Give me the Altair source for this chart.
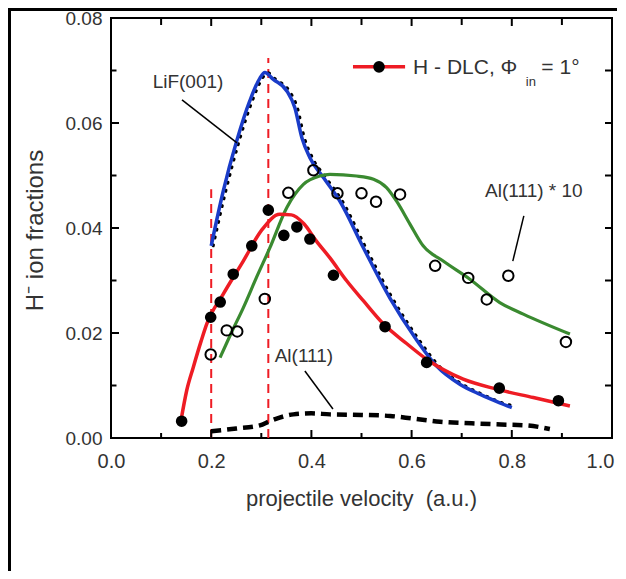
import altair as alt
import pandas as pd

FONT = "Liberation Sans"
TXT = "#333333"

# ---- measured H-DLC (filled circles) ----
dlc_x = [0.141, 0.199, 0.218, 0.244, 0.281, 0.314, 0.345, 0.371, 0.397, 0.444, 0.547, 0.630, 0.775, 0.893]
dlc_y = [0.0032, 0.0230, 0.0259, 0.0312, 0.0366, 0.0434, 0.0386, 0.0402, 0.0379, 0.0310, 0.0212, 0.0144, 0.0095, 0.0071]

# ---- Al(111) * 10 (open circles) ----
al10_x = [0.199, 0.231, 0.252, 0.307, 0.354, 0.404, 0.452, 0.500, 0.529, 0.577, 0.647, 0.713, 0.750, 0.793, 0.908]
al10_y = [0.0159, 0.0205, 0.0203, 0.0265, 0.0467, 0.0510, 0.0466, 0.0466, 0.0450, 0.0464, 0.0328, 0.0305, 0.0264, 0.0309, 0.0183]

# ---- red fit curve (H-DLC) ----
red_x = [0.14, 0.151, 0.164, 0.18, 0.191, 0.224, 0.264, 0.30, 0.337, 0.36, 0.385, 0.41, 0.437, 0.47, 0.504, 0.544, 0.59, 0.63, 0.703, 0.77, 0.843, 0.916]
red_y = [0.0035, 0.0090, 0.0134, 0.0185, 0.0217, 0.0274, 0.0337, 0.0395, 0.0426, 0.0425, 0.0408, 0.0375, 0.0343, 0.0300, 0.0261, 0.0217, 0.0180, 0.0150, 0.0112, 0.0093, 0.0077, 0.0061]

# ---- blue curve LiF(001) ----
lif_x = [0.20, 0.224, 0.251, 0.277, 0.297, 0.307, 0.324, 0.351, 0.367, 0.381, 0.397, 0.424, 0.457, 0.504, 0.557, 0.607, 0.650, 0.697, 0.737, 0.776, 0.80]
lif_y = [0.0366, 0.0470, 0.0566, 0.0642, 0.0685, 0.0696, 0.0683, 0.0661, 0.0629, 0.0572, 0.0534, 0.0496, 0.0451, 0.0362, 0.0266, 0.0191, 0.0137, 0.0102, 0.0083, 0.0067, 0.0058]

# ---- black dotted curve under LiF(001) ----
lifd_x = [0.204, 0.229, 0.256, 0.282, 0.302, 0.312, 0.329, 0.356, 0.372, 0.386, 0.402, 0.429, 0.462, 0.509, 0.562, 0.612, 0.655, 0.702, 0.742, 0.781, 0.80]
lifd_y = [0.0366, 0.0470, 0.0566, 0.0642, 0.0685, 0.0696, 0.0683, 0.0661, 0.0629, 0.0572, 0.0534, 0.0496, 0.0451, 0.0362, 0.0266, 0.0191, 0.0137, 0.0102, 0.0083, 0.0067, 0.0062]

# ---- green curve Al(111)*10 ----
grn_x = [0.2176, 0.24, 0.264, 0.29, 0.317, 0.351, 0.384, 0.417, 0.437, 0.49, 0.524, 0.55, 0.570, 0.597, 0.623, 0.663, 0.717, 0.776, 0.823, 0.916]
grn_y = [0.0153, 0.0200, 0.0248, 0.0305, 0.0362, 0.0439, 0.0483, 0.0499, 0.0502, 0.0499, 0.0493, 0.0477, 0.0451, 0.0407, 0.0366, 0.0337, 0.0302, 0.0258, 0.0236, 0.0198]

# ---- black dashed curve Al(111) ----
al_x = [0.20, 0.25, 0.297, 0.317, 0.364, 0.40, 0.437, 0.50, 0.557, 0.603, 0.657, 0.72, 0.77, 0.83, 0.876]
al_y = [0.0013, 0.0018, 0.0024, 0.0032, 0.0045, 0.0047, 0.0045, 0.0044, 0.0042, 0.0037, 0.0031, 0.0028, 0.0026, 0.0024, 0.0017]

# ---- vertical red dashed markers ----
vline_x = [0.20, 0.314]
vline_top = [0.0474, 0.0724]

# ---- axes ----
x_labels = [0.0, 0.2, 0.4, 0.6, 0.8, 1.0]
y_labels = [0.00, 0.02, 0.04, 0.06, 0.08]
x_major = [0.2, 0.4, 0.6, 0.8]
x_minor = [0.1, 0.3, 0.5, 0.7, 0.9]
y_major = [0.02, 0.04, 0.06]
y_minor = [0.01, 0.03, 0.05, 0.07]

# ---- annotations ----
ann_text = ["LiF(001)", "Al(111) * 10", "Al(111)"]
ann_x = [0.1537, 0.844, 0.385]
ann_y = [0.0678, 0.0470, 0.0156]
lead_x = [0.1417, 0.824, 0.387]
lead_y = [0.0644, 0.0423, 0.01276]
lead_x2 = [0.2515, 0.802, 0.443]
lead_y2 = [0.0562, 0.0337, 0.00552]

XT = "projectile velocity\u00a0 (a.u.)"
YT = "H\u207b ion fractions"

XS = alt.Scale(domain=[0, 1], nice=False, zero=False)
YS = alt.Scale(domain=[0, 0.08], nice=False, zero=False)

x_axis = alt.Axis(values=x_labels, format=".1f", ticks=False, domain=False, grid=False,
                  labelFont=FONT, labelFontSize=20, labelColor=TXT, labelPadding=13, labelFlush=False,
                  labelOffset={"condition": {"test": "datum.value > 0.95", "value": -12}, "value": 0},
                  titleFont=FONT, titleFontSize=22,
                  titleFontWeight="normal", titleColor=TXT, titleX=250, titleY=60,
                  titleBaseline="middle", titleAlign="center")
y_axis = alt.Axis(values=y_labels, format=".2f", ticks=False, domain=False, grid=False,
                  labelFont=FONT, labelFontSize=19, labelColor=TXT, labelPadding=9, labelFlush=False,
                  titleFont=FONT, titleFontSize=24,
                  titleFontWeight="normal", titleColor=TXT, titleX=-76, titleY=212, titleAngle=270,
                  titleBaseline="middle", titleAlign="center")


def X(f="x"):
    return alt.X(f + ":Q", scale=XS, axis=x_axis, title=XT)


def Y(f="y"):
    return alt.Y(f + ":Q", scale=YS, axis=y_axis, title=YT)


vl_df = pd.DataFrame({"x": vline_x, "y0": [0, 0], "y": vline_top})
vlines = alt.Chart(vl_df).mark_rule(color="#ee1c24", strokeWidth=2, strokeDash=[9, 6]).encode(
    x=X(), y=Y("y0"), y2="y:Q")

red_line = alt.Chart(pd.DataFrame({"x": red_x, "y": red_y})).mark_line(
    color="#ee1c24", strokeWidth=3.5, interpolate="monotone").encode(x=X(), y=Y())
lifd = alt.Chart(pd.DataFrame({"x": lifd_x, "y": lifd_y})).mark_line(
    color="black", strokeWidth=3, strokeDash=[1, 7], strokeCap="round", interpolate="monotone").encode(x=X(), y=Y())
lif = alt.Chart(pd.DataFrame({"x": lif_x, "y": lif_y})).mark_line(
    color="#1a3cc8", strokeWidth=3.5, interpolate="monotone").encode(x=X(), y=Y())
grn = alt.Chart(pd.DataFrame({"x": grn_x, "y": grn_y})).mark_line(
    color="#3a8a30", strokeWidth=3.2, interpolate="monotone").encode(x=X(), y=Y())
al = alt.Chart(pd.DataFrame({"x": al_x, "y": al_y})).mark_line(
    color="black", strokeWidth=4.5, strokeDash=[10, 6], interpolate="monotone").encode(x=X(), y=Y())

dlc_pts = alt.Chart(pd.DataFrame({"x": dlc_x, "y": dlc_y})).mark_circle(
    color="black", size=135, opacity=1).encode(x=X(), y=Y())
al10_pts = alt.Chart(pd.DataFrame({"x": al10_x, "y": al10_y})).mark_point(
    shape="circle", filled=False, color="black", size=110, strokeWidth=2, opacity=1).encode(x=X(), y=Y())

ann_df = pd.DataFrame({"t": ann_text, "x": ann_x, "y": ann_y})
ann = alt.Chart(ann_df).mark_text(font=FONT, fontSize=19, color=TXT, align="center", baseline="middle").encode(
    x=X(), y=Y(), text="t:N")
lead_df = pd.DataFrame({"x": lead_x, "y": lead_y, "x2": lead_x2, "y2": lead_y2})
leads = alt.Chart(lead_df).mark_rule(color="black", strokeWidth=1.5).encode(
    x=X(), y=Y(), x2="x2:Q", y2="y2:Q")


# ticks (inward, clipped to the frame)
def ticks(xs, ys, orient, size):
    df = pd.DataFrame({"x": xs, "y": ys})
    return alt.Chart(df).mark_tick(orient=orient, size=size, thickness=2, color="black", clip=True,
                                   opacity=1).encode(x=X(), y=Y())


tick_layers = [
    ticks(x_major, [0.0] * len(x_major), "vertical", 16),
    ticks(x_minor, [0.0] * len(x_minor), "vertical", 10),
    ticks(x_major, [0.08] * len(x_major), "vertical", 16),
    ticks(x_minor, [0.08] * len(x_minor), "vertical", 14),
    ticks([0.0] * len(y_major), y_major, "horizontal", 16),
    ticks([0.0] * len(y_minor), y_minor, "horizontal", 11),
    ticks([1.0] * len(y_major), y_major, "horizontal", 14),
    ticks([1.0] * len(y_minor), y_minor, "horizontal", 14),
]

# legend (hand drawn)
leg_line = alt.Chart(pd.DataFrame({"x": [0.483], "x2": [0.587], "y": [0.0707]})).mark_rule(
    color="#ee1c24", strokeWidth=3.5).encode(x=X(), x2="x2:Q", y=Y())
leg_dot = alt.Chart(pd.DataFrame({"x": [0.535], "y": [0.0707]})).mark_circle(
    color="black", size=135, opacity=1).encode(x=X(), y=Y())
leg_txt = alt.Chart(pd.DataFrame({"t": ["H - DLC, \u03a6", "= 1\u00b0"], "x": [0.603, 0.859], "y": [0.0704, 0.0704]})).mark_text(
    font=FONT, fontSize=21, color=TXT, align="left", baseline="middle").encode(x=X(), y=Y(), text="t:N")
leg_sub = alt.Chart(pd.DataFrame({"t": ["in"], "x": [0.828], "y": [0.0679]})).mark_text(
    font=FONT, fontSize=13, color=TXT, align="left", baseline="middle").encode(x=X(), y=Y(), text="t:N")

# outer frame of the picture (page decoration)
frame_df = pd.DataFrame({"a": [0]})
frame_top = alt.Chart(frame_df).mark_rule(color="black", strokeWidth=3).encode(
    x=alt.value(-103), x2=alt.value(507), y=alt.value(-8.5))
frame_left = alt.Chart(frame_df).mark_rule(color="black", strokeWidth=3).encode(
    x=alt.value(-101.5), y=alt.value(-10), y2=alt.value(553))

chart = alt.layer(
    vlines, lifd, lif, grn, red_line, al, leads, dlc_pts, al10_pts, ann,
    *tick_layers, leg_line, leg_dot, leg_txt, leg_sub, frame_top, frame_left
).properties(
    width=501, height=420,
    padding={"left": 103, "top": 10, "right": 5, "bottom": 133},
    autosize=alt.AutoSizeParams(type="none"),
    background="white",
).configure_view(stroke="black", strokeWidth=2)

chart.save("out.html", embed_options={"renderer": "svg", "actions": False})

*-*-*

Exercise requirements: In the data above, please extract the lines from the first one through the line with "0.0258, 0.0236, 0.0198]", exactly, and keep pictures out.

Response below:
Give me the Altair source for this chart.
import altair as alt
import pandas as pd

FONT = "Liberation Sans"
TXT = "#333333"

# ---- measured H-DLC (filled circles) ----
dlc_x = [0.141, 0.199, 0.218, 0.244, 0.281, 0.314, 0.345, 0.371, 0.397, 0.444, 0.547, 0.630, 0.775, 0.893]
dlc_y = [0.0032, 0.0230, 0.0259, 0.0312, 0.0366, 0.0434, 0.0386, 0.0402, 0.0379, 0.0310, 0.0212, 0.0144, 0.0095, 0.0071]

# ---- Al(111) * 10 (open circles) ----
al10_x = [0.199, 0.231, 0.252, 0.307, 0.354, 0.404, 0.452, 0.500, 0.529, 0.577, 0.647, 0.713, 0.750, 0.793, 0.908]
al10_y = [0.0159, 0.0205, 0.0203, 0.0265, 0.0467, 0.0510, 0.0466, 0.0466, 0.0450, 0.0464, 0.0328, 0.0305, 0.0264, 0.0309, 0.0183]

# ---- red fit curve (H-DLC) ----
red_x = [0.14, 0.151, 0.164, 0.18, 0.191, 0.224, 0.264, 0.30, 0.337, 0.36, 0.385, 0.41, 0.437, 0.47, 0.504, 0.544, 0.59, 0.63, 0.703, 0.77, 0.843, 0.916]
red_y = [0.0035, 0.0090, 0.0134, 0.0185, 0.0217, 0.0274, 0.0337, 0.0395, 0.0426, 0.0425, 0.0408, 0.0375, 0.0343, 0.0300, 0.0261, 0.0217, 0.0180, 0.0150, 0.0112, 0.0093, 0.0077, 0.0061]

# ---- blue curve LiF(001) ----
lif_x = [0.20, 0.224, 0.251, 0.277, 0.297, 0.307, 0.324, 0.351, 0.367, 0.381, 0.397, 0.424, 0.457, 0.504, 0.557, 0.607, 0.650, 0.697, 0.737, 0.776, 0.80]
lif_y = [0.0366, 0.0470, 0.0566, 0.0642, 0.0685, 0.0696, 0.0683, 0.0661, 0.0629, 0.0572, 0.0534, 0.0496, 0.0451, 0.0362, 0.0266, 0.0191, 0.0137, 0.0102, 0.0083, 0.0067, 0.0058]

# ---- black dotted curve under LiF(001) ----
lifd_x = [0.204, 0.229, 0.256, 0.282, 0.302, 0.312, 0.329, 0.356, 0.372, 0.386, 0.402, 0.429, 0.462, 0.509, 0.562, 0.612, 0.655, 0.702, 0.742, 0.781, 0.80]
lifd_y = [0.0366, 0.0470, 0.0566, 0.0642, 0.0685, 0.0696, 0.0683, 0.0661, 0.0629, 0.0572, 0.0534, 0.0496, 0.0451, 0.0362, 0.0266, 0.0191, 0.0137, 0.0102, 0.0083, 0.0067, 0.0062]

# ---- green curve Al(111)*10 ----
grn_x = [0.2176, 0.24, 0.264, 0.29, 0.317, 0.351, 0.384, 0.417, 0.437, 0.49, 0.524, 0.55, 0.570, 0.597, 0.623, 0.663, 0.717, 0.776, 0.823, 0.916]
grn_y = [0.0153, 0.0200, 0.0248, 0.0305, 0.0362, 0.0439, 0.0483, 0.0499, 0.0502, 0.0499, 0.0493, 0.0477, 0.0451, 0.0407, 0.0366, 0.0337, 0.0302, 0.0258, 0.0236, 0.0198]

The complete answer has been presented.